C’est une photo de piètre qualité. Elle trahit le manque de lumière nécessaire à un temps de pose rapide. Elle est donc floue. Sans doute n’était-ce pas le propos de réaliser un cliché parfait. Comme si ce flou trahissait une urgence… Elle est apparue sur le net, peu de temps après les attentats du 13 novembre à Paris, comme tant d’autres. Noyée dans tant d’autres. On y voit six hommes, debout, alignés sur la première marche d’un large escalier blanc. La nuit qui envahit le haut de l’image découpe leur tête mais en gomme la netteté. Il doit faire un peu froid, ils portent des vestes, des blousons protecteurs. Ils sont jeunes, presque beaux… Ils devraient être beaux, ils ne sont que dignes, debout, jambes bien campées sur cet escalier de marbre. Les visages sont avenants, ils auraient pu sourire… Quelque chose les empêche d’en imposer, leur interdit tout narcissisme. Pourquoi posent-ils alors ?
Ils tiennent chacun une feuille de papier et une bougie. Cette source de lumière allume leur visage. Ils ont disposé ces petites flammes à leurs pieds, sur la première marche, comme l’éclairage d’un théâtre d’un autre siècle. De fait, ils sont illuminés par le bas et apparaissent un peu comme des fantômes dans une nuit urbaine. Il y a aussi un éclat de lumière crue hors champs, venu du sol, qui éclaire les marches et les pieds. L’effet est un peu spectaculaire. Ils tiennent leur bougie près de la feuille, pour qu’on puisse y lire les messages. Mais seul, le dessin affiché par le deuxième homme est perceptible. Un dessin apparu très vite après les tragiques évènements, un signe fort créé par un graphiste qui sait mettre en relation le sens et la forme. Il a combiné le symbole de la paix et la tour Eiffel.
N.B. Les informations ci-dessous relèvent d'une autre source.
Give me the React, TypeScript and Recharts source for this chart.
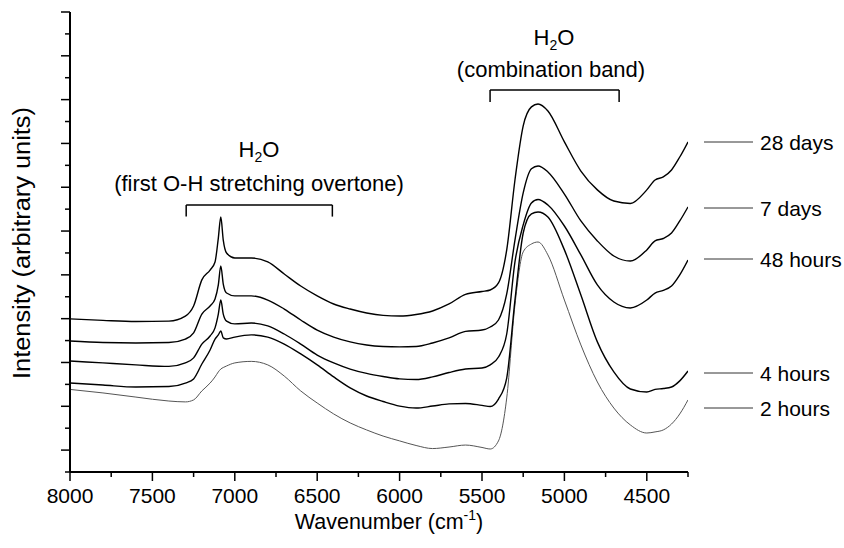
import React from "react";
import { LineChart, Line, XAxis, YAxis, ReferenceLine } from "recharts";

// wavenumber (cm-1)
const wavenumbers = [
  8000, 7800, 7600, 7400, 7300, 7250, 7200, 7150, 7120, 7100, 7085, 7070, 7050, 7000, 6900, 6800,
  6700, 6600, 6500, 6400, 6300, 6200, 6100, 6000, 5900, 5800, 5700, 5600, 5500, 5450, 5400, 5350,
  5300, 5250, 5200, 5160, 5100, 5000, 4900, 4800, 4700, 4600, 4500, 4450, 4400, 4350, 4300, 4250,
];

// intensity (arbitrary units, one unit = one y tick)
const days28 = [
  6.99, 6.92, 6.87, 6.89, 7.12, 7.58, 8.77, 9.22, 9.59, 10.68, 11.64, 10.59, 10.0, 9.77, 9.77, 9.59,
  9.04, 8.49, 8.04, 7.67, 7.44, 7.26, 7.15, 7.12, 7.19, 7.35, 7.67, 8.11, 8.24, 8.31, 8.63, 10.14,
  13.33, 15.8, 16.67, 16.8, 16.48, 15.07, 13.74, 12.88, 12.37, 12.26, 12.88, 13.33, 13.47, 13.79, 14.38, 15.07,
];
const days7 = [
  5.98, 5.91, 5.89, 5.91, 6.07, 6.35, 7.21, 7.58, 7.9, 8.54, 9.41, 8.58, 8.17, 8.04, 8.04, 7.85,
  7.44, 6.94, 6.48, 6.16, 5.94, 5.8, 5.73, 5.71, 5.73, 5.89, 6.12, 6.42, 6.48, 6.62, 6.94, 8.13,
  10.59, 12.74, 13.84, 13.97, 13.7, 12.69, 11.46, 10.55, 9.86, 9.63, 10.14, 10.55, 10.66, 10.91, 11.46, 12.1,
];
const hours48 = [
  5.07, 4.98, 4.89, 4.82, 4.98, 5.21, 5.84, 6.21, 6.58, 7.21, 7.85, 7.21, 6.89, 6.76, 6.8, 6.67,
  6.3, 5.84, 5.34, 4.98, 4.7, 4.5, 4.36, 4.25, 4.22, 4.34, 4.54, 4.7, 4.75, 4.89, 5.25, 6.3,
  9.59, 11.28, 12.28, 12.44, 12.19, 11.23, 9.91, 8.54, 7.76, 7.49, 7.85, 8.17, 8.29, 8.49, 9.0, 9.68,
];
const hours4 = [
  4.06, 3.97, 3.88, 3.9, 4.06, 4.25, 4.93, 5.57, 6.07, 6.26, 6.44, 6.12, 6.07, 6.16, 6.26, 6.16,
  5.84, 5.39, 4.89, 4.34, 3.84, 3.47, 3.22, 3.01, 2.92, 3.01, 3.11, 3.13, 3.04, 2.99, 3.33, 4.29,
  7.85, 10.91, 11.78, 11.87, 11.64, 10.14, 8.08, 5.94, 4.57, 3.79, 3.65, 3.77, 3.81, 3.88, 4.16, 4.61,
];
const hours2 = [
  3.77, 3.61, 3.42, 3.24, 3.2, 3.29, 3.7, 4.06, 4.34, 4.57, 4.7, 4.77, 4.84, 4.98, 5.05, 4.89,
  4.38, 3.7, 3.15, 2.65, 2.24, 1.92, 1.64, 1.42, 1.21, 1.07, 1.14, 1.23, 1.12, 1.05, 1.42, 3.38,
  7.63, 10.05, 10.41, 10.5, 9.91, 7.85, 5.8, 4.11, 2.92, 2.15, 1.78, 1.83, 1.92, 2.19, 2.65, 3.29,
];

const xTicks = [8000, 7750, 7500, 7250, 7000, 6750, 6500, 6250, 6000, 5750, 5500, 5250, 5000, 4750, 4500, 4250];
const yTicks = Array.from({ length: 22 }, (_, i) => i);

const legendItems = [
  { label: "28 days", y: 142 },
  { label: "7 days", y: 208 },
  { label: "48 hours", y: 259 },
  { label: "4 hours", y: 373 },
  { label: "2 hours", y: 408 },
];

const data = wavenumbers.map((wn, i) => ({
  wn,
  d28: days28[i],
  d7: days7[i],
  h48: hours48[i],
  h4: hours4[i],
  h2: hours2[i],
}));

const FONT = "'Liberation Sans', Arial, sans-serif";

function XTick(props: any) {
  const { x, y, payload } = props;
  const major = payload.value % 500 === 0;
  return (
    <g>
      <line x1={x} x2={x} y1={y} y2={y + (major ? 9 : 5)} stroke="#000" strokeWidth={1.5} />
      {major && (
        <text x={x} y={y + 31} textAnchor="middle" fontSize={21} fontFamily={FONT} fill="#000">
          {payload.value}
        </text>
      )}
    </g>
  );
}

function YTick(props: any) {
  const { x, y, payload } = props;
  const major = payload.value % 2 === 1;
  return <line x1={x - (major ? 9 : 5)} x2={x} y1={y} y2={y} stroke="#000" strokeWidth={1.5} />;
}

export default function App() {
  return (
    <div style={{ position: "absolute", left: 0, top: 0, width: 844, height: 548, background: "#fff" }}>
      <LineChart width={844} height={548} data={data} margin={{ top: 12, right: 156, bottom: 0, left: 0 }}>
        <XAxis
          dataKey="wn"
          type="number"
          domain={[4250, 8000]}
          reversed
          allowDataOverflow
          ticks={xTicks}
          interval={0}
          height={76}
          tickSize={0}
          tickMargin={0}
          tickLine={false}
          axisLine={{ stroke: "#000", strokeWidth: 2 }}
          tick={<XTick />}
        />
        <YAxis
          type="number"
          domain={[0, 21]}
          ticks={yTicks}
          interval={0}
          width={70}
          tickSize={0}
          tickMargin={0}
          tickLine={false}
          axisLine={{ stroke: "#000", strokeWidth: 2 }}
          tick={<YTick />}
        />
        <ReferenceLine segment={[{ x: 7295, y: 11.66 }, { x: 7295, y: 12.19 }]} stroke="#000" strokeWidth={1.5} />
        <ReferenceLine segment={[{ x: 7295, y: 12.19 }, { x: 6408, y: 12.19 }]} stroke="#000" strokeWidth={1.5} />
        <ReferenceLine segment={[{ x: 6408, y: 12.19 }, { x: 6408, y: 11.66 }]} stroke="#000" strokeWidth={1.5} />
        <ReferenceLine segment={[{ x: 5451, y: 16.89 }, { x: 5451, y: 17.44 }]} stroke="#000" strokeWidth={1.5} />
        <ReferenceLine segment={[{ x: 5451, y: 17.44 }, { x: 4668, y: 17.44 }]} stroke="#000" strokeWidth={1.5} />
        <ReferenceLine segment={[{ x: 4668, y: 17.44 }, { x: 4668, y: 16.89 }]} stroke="#000" strokeWidth={1.5} />
        <Line type="monotone" dataKey="h2" stroke="#555" strokeWidth={1} dot={false} isAnimationActive={false} />
        <Line type="monotone" dataKey="h4" stroke="#000" strokeWidth={1.4} dot={false} isAnimationActive={false} />
        <Line type="monotone" dataKey="h48" stroke="#000" strokeWidth={1.4} dot={false} isAnimationActive={false} />
        <Line type="monotone" dataKey="d7" stroke="#000" strokeWidth={1.4} dot={false} isAnimationActive={false} />
        <Line type="monotone" dataKey="d28" stroke="#000" strokeWidth={1.4} dot={false} isAnimationActive={false} />
      </LineChart>
      <svg
        width={844}
        height={548}
        style={{ position: "absolute", left: 0, top: 0, pointerEvents: "none" }}
        fontFamily={FONT}
        fill="#000"
      >
        <text x={259} y={157} textAnchor="middle" fontSize={22}>
          H<tspan fontSize={14} dy={5}>2</tspan>
          <tspan dy={-5}>O</tspan>
        </text>
        <text x={259} y={191} textAnchor="middle" fontSize={22}>
          (first O-H stretching overtone)
        </text>
        <text x={554} y={45} textAnchor="middle" fontSize={22}>
          H<tspan fontSize={14} dy={5}>2</tspan>
          <tspan dy={-5}>O</tspan>
        </text>
        <text x={551} y={77} textAnchor="middle" fontSize={22}>
          (combination band)
        </text>
        <text x={389} y={529} textAnchor="middle" fontSize={21.5}>
          Wavenumber (cm<tspan fontSize={14} dy={-9}>-1</tspan>
          <tspan dy={9}>)</tspan>
        </text>
        <text
          transform="translate(30,243) rotate(-90)"
          textAnchor="middle"
          fontSize={23}
          textLength={272}
          lengthAdjust="spacingAndGlyphs"
        >
          Intensity (arbitrary units)
        </text>
        {legendItems.map((it) => (
          <g key={it.label}>
            <line x1={704} x2={753} y1={it.y} y2={it.y} stroke="#333" strokeWidth={1} />
            <text x={760} y={it.y + 7.5} fontSize={21}>
              {it.label}
            </text>
          </g>
        ))}
      </svg>
    </div>
  );
}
C’est puissant, simple, très lisible. C’est beau, presque classe. C’est vite devenu l’emblème de la solidarité avec les victimes parisiennes. Ça communique bien. L’homme qui tient le dessin regarde avec insistance l’objectif. Il veut montrer qu’il est porteur de ce signe. Qu’il le revendique. Comme tant d’autres ! Des milliers de clichés venus de toute la planète en soutien…
Ses compagnons ont donc dans les mains des messages dans ce sens. Quelle est alors cette impression étrange d’une différence fondamentale avec le fatras d’hommages visible ad-nauseam sur la toile ? Dans les regards, ni tristesse, ni fierté, mais une solidarité extraordinairement dynamique et volontaire ! La compassion qu’on peut y lire est de l’ordre du partage, de l’appartenance ; comme si ces hommes invitaient tous ceux qui souffrent en France dans leur fraternité. Voilà : c’est une immense fraternité qui émane de chacun d’eux, et plus encore du groupe tout entier. Sans trahir d’émotions, sans discours d’aucune sorte, Une simple invitation : « Vous êtes des nôtres. » Alors on examine le premier panneau, déchiffrable avec difficulté : Duma est en deuil. C’est écrit en français. Pas de résistance, pas de paix et d’amour, pas de compassion excessive. Cette simple information : Duma est en deuil. Qu’est Duma ? Si l’on n’est pas au fait, on clique plusieurs fois devant son écran et on apprend. On apprend ce qu’est Duma. Ce qu’est devenu Duma ! Petite ville syrienne proche de Damas, cent dix mille habitants avant 2011. AVANT !
Duma fut un des foyers de résistance contre Bachar el–Assad lors du printemps arabe syrien. Duma est une des villes les plus bombardées du monde. Avec Alep, Homs… Tous les jours, des hélicoptères de l’armée syrienne jettent des fûts bourrés d’explosif sur les marchés, les écoles, les hôpitaux… Tous les jours, des snipers de l’armée ou de la police tuent au hasard des habitants de Duma. Duma est en deuil, certes ! Et depuis quatre ans ! Des enterrements incessants, quand c’est encore possible. Alors on comprend le détail qui gênait sans qu’il fût possible, au départ, de l’identifier : ces détritus sur les marches, ce sont des gravas. La ville est noire, privée d’électricité, et c’est peut-être un phare de voiture qui éclaire ces hommes ; quant au tas informe sortant à peine des ténèbres au fond de l’image, c’est le commencement des ruines, de l’univers de destruction qui est le paysage quotidien de ces hommes. Voilà six hommes qui installent comme ils peuvent, une petite mise en scène pour montrer leur solidarité aux victimes parisiennes, au milieu de leurs ruines, de leurs cadavres.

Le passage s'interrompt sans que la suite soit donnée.